Below is a listing to transcribe in full and exactly; keep the pictures out.
## start DATA BLOCK
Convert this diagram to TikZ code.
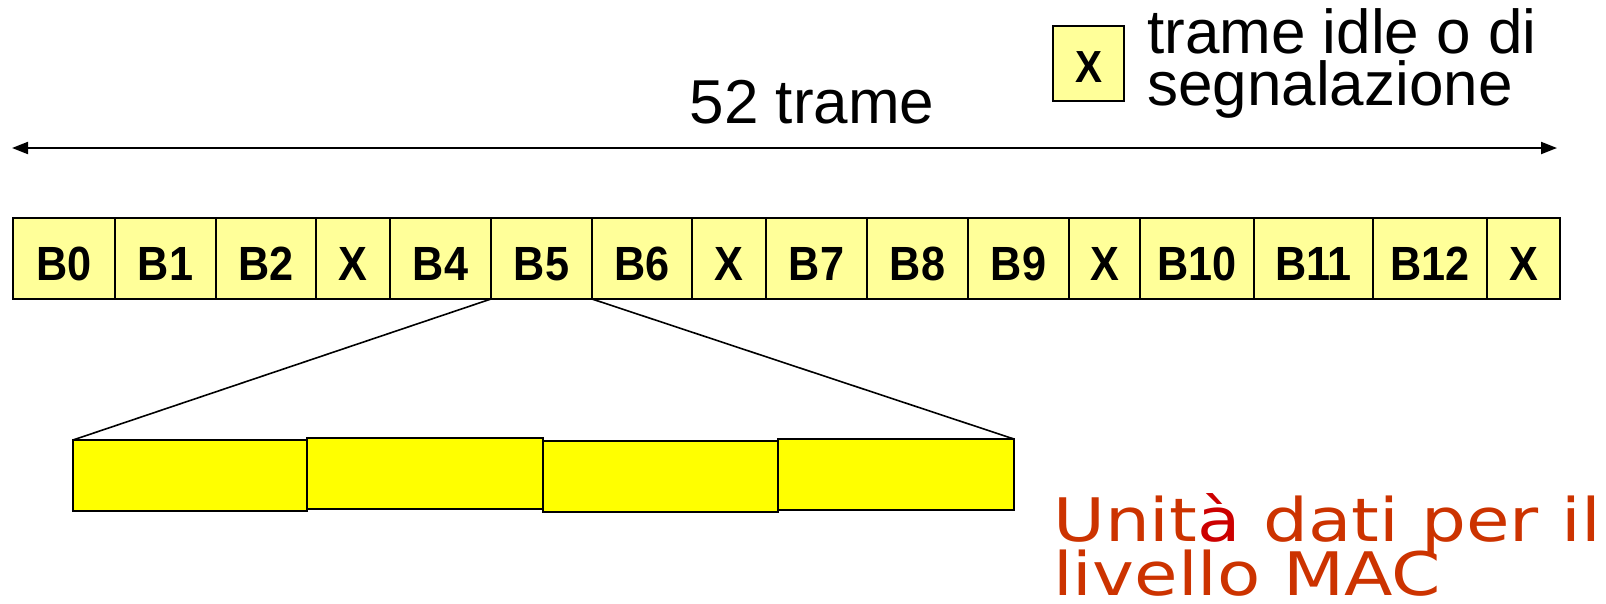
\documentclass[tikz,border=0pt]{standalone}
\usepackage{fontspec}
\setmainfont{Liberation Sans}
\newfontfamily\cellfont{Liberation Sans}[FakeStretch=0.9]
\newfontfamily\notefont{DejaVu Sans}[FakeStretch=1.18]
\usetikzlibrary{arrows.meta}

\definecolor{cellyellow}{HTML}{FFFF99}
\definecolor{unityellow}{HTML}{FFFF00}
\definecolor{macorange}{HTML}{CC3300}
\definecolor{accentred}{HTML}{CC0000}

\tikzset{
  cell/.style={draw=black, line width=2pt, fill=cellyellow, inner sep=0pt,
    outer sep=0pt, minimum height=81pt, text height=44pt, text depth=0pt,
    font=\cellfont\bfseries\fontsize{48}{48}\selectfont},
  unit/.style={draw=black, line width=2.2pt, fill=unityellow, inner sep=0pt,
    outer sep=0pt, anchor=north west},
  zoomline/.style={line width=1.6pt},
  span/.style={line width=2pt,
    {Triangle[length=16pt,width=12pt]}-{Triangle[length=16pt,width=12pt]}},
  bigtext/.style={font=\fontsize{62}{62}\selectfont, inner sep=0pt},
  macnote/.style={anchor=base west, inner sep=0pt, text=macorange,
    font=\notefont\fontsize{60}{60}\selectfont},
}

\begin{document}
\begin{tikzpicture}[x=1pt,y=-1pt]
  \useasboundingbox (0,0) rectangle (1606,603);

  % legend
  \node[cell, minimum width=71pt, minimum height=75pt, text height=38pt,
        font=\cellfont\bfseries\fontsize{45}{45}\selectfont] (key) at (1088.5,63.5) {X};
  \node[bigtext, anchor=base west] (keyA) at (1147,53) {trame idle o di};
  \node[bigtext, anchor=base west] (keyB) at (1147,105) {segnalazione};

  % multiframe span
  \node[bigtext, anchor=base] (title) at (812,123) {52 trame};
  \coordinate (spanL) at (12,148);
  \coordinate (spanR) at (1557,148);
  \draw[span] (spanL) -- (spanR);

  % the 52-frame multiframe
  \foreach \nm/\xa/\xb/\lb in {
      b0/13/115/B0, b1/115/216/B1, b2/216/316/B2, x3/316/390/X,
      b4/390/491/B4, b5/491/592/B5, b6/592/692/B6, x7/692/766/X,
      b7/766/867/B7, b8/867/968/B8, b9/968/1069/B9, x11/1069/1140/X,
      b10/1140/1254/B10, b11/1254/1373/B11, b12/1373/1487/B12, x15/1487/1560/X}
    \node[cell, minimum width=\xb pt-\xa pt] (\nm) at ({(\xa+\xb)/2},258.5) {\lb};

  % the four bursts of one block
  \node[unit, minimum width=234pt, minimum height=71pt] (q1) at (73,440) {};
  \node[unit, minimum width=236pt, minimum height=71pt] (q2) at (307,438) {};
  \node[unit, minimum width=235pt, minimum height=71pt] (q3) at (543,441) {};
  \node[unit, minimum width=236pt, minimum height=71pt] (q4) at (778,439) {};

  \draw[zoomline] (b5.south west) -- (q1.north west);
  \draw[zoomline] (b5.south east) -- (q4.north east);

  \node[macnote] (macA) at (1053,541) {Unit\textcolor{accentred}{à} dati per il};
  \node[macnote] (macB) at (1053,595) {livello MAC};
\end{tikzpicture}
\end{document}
## end DATA BLOCK
WRITTEN ANSWER ▸
Convert this diagram to TikZ code.
\documentclass[tikz,border=0pt]{standalone}
\usepackage{fontspec}
\setmainfont{Liberation Sans}
\newfontfamily\cellfont{Liberation Sans}[FakeStretch=0.9]
\newfontfamily\notefont{DejaVu Sans}[FakeStretch=1.18]
\usetikzlibrary{arrows.meta}

\definecolor{cellyellow}{HTML}{FFFF99}
\definecolor{unityellow}{HTML}{FFFF00}
\definecolor{macorange}{HTML}{CC3300}
\definecolor{accentred}{HTML}{CC0000}

\tikzset{
  cell/.style={draw=black, line width=2pt, fill=cellyellow, inner sep=0pt,
    outer sep=0pt, minimum height=81pt, text height=44pt, text depth=0pt,
    font=\cellfont\bfseries\fontsize{48}{48}\selectfont},
  unit/.style={draw=black, line width=2.2pt, fill=unityellow, inner sep=0pt,
    outer sep=0pt, anchor=north west},
  zoomline/.style={line width=1.6pt},
  span/.style={line width=2pt,
    {Triangle[length=16pt,width=12pt]}-{Triangle[length=16pt,width=12pt]}},
  bigtext/.style={font=\fontsize{62}{62}\selectfont, inner sep=0pt},
  macnote/.style={anchor=base west, inner sep=0pt, text=macorange,
    font=\notefont\fontsize{60}{60}\selectfont},
}

\begin{document}
\begin{tikzpicture}[x=1pt,y=-1pt]
  \useasboundingbox (0,0) rectangle (1606,603);

  % legend
  \node[cell, minimum width=71pt, minimum height=75pt, text height=38pt,
        font=\cellfont\bfseries\fontsize{45}{45}\selectfont] (key) at (1088.5,63.5) {X};
  \node[bigtext, anchor=base west] (keyA) at (1147,53) {trame idle o di};
  \node[bigtext, anchor=base west] (keyB) at (1147,105) {segnalazione};

  % multiframe span
  \node[bigtext, anchor=base] (title) at (812,123) {52 trame};
  \coordinate (spanL) at (12,148);
  \coordinate (spanR) at (1557,148);
  \draw[span] (spanL) -- (spanR);

  % the 52-frame multiframe
  \foreach \nm/\xa/\xb/\lb in {
      b0/13/115/B0, b1/115/216/B1, b2/216/316/B2, x3/316/390/X,
      b4/390/491/B4, b5/491/592/B5, b6/592/692/B6, x7/692/766/X,
      b7/766/867/B7, b8/867/968/B8, b9/968/1069/B9, x11/1069/1140/X,
      b10/1140/1254/B10, b11/1254/1373/B11, b12/1373/1487/B12, x15/1487/1560/X}
    \node[cell, minimum width=\xb pt-\xa pt] (\nm) at ({(\xa+\xb)/2},258.5) {\lb};

  % the four bursts of one block
  \node[unit, minimum width=234pt, minimum height=71pt] (q1) at (73,440) {};
  \node[unit, minimum width=236pt, minimum height=71pt] (q2) at (307,438) {};
  \node[unit, minimum width=235pt, minimum height=71pt] (q3) at (543,441) {};
  \node[unit, minimum width=236pt, minimum height=71pt] (q4) at (778,439) {};

  \draw[zoomline] (b5.south west) -- (q1.north west);
  \draw[zoomline] (b5.south east) -- (q4.north east);

  \node[macnote] (macA) at (1053,541) {Unit\textcolor{accentred}{à} dati per il};
  \node[macnote] (macB) at (1053,595) {livello MAC};
\end{tikzpicture}
\end{document}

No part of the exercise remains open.